Por todo ello, lo que urge más bien es que el científico asuma conscientemente su condición de filósofo natural y se la tome en serio *(5). Es decir, mientras éste siga concibiendo su actividad como lo viene haciendo en los últimos siglos, sólo un interés de altura científica por los problemas gnoseológicos, éticos *(6) y metafísicos con que se encuentra, sin simplificaciones ni actitudes prepotentes puede permitirle controlar su actividad.

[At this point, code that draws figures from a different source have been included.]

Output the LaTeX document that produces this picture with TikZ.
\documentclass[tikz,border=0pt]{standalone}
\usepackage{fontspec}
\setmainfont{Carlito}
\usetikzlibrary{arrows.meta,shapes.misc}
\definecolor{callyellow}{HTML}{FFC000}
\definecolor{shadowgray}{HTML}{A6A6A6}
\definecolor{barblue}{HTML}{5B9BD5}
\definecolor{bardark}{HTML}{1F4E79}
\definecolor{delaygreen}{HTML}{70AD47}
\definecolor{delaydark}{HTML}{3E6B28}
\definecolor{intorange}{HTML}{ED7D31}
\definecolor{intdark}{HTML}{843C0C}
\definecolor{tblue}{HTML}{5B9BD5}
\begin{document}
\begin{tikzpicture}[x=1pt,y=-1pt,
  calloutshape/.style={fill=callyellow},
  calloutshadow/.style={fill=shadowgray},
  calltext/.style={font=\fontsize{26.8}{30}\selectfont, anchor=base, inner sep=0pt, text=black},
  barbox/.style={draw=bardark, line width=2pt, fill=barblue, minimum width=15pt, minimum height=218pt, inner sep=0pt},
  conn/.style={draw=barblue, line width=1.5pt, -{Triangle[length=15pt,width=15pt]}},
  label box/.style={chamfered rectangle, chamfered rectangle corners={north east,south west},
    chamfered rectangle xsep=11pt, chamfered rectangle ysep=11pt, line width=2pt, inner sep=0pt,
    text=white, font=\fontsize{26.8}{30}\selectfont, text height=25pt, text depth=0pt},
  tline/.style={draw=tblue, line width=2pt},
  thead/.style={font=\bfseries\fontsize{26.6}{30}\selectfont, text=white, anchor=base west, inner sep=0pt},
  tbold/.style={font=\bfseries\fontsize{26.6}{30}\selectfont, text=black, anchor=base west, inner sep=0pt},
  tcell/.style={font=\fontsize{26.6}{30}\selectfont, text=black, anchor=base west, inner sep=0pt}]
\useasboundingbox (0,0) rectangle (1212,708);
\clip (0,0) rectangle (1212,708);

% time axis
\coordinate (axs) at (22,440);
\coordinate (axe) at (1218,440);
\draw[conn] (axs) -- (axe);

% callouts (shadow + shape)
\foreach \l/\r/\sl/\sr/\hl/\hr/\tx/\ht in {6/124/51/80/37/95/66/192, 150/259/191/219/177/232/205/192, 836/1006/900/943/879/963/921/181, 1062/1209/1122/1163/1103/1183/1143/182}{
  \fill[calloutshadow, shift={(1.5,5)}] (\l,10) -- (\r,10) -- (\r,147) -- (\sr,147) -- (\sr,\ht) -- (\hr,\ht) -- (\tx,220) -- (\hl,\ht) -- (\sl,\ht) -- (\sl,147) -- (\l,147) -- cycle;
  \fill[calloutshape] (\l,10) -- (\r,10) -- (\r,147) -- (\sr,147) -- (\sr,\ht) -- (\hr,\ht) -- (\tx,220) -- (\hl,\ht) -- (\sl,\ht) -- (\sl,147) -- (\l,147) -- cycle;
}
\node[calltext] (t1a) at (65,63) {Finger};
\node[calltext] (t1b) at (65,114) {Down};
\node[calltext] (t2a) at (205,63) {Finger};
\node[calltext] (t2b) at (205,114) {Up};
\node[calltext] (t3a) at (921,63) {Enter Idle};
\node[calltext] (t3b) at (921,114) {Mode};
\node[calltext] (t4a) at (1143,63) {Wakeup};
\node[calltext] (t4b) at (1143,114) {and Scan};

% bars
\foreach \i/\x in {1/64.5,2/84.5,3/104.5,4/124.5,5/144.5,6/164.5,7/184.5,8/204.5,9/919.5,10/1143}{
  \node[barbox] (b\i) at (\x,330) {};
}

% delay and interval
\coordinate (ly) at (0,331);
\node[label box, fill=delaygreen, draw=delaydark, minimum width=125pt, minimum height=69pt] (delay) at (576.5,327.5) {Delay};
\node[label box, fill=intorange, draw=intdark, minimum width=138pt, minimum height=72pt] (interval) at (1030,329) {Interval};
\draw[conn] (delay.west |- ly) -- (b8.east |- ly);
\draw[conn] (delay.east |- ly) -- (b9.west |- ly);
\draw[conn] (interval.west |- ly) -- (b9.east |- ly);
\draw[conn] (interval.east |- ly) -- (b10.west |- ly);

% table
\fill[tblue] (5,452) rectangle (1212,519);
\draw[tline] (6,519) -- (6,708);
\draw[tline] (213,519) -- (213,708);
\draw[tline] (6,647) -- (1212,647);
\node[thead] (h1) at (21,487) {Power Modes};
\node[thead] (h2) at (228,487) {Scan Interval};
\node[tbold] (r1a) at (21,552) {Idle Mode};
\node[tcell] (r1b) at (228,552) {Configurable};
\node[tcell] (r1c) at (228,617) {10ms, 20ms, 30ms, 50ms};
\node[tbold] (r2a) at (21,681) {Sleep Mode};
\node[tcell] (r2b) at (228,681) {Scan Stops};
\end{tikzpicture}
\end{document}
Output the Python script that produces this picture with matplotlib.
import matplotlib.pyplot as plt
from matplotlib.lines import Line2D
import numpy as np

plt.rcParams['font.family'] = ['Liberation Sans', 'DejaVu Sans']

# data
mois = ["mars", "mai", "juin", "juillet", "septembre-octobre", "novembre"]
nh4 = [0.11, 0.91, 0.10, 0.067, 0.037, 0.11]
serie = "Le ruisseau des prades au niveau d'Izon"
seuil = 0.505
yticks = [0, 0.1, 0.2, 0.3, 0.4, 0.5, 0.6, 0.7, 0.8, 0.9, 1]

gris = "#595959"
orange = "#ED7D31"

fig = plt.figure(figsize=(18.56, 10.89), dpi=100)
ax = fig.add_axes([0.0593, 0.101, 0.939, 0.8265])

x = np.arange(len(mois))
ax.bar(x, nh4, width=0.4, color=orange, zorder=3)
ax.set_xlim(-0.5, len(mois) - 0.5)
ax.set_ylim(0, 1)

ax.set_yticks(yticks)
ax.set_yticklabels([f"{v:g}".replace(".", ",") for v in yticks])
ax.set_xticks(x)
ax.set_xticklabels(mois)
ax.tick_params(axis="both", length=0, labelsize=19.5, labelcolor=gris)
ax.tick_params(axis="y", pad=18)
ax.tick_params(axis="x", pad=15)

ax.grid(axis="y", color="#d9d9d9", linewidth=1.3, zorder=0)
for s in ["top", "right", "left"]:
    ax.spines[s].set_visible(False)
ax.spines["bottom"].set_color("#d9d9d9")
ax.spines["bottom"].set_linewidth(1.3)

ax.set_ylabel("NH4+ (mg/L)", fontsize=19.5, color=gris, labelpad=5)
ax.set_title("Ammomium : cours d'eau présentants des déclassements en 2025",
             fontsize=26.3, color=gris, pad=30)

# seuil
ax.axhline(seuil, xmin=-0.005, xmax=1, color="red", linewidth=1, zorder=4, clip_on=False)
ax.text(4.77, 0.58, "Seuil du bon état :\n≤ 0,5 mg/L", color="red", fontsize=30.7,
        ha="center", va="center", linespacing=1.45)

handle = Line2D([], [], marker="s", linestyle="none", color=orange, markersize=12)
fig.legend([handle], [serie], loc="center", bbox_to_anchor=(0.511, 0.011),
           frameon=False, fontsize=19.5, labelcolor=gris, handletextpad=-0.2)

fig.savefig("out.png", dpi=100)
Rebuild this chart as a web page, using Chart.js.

En mi opinión sólo la formación filosófica del científico, y su aplicación a la actividad que ejercita, puede sacar al diálogo de la filosofía y la ciencia, y por ende, de la razón y la fe, del atasco en que se encuentra. Sólo hay diálogo entre quienes hablan el mismo lenguaje. Si la filosofía tiene que dialogar con las ciencias no es sólo por la misma razón por la que tiene que dar razón de toda la realidad, sino también porque los físicos abrigan intereses propiamente filosóficos. Por eso parece oportuno exigir a los científicos que cultiven consciente y plenamente la filosofía, como el mejor modo de sentar las bases para lograr unificar sus propias disciplinas con las otras ciencias y con la realidad. Tal vez esta actitud consiga de paso despertar a los filósofos y sacarnos del ensueño literario en que con frecuencia nos encontramos. Tal vez sea éste el camino para proceder a una revolución científica que, por fin, ponga las cosas en su lugar.

Notas

  1. Cfr. Aristóteles, Metafísica, III, 2, 996a34-35; Tomás de Aquino, Summa Theologiae, I, q. 5, a. 3.
  2. De todos modos, existen formas de concebir las leyes, en concreto en el ámbito de las ciencias humanas, que no contradicen la libertad. Cfr. Rubio de Urquía, R., "La encíclica Sollicitudo rei socialis y los sistemas de organización de la actividad económica", en Estudios sobre la encíclica "Sollicitudo rei socialis", Unión Editorial, Madrid 1990, p. 252.
  3. Cfr. Mason, S. F., Historia de la ciencia, 3, Alianza, Madrid 1987, pp. 43-44.
  4. Véase, por ejemplo, Popper, K, Búsqueda sin término, Tecnos, Madrid 1977.
  5. Es interesante el análisis que hace Juan Arana de la a menudo artificial separación entre filosofía natural y ciencia en Claves del conocimiento del mundo I, Kronos, Sevilla 1996, pp. 13-50.
  6. Acerca de las implicaciones éticas de la actividad científica, cfr. Toulmin, S., "How Can We Reconnect the Sciences with the Foudation of Ethics" o Graham, L. R., "Commentary. The Multiple Connections between Science and Ethics: Response to Stephen Toulmin", ambos en Callahan, D. y Engelhardt, H. T. (eds.), The Roots of Ethics, Science, Religion, and Values, Plenum Press, New York and London, 1981; y también el comentario a estos autores y la posición propia de Artigas, M., La mente del universo, Eunsa, Pamplona 1999.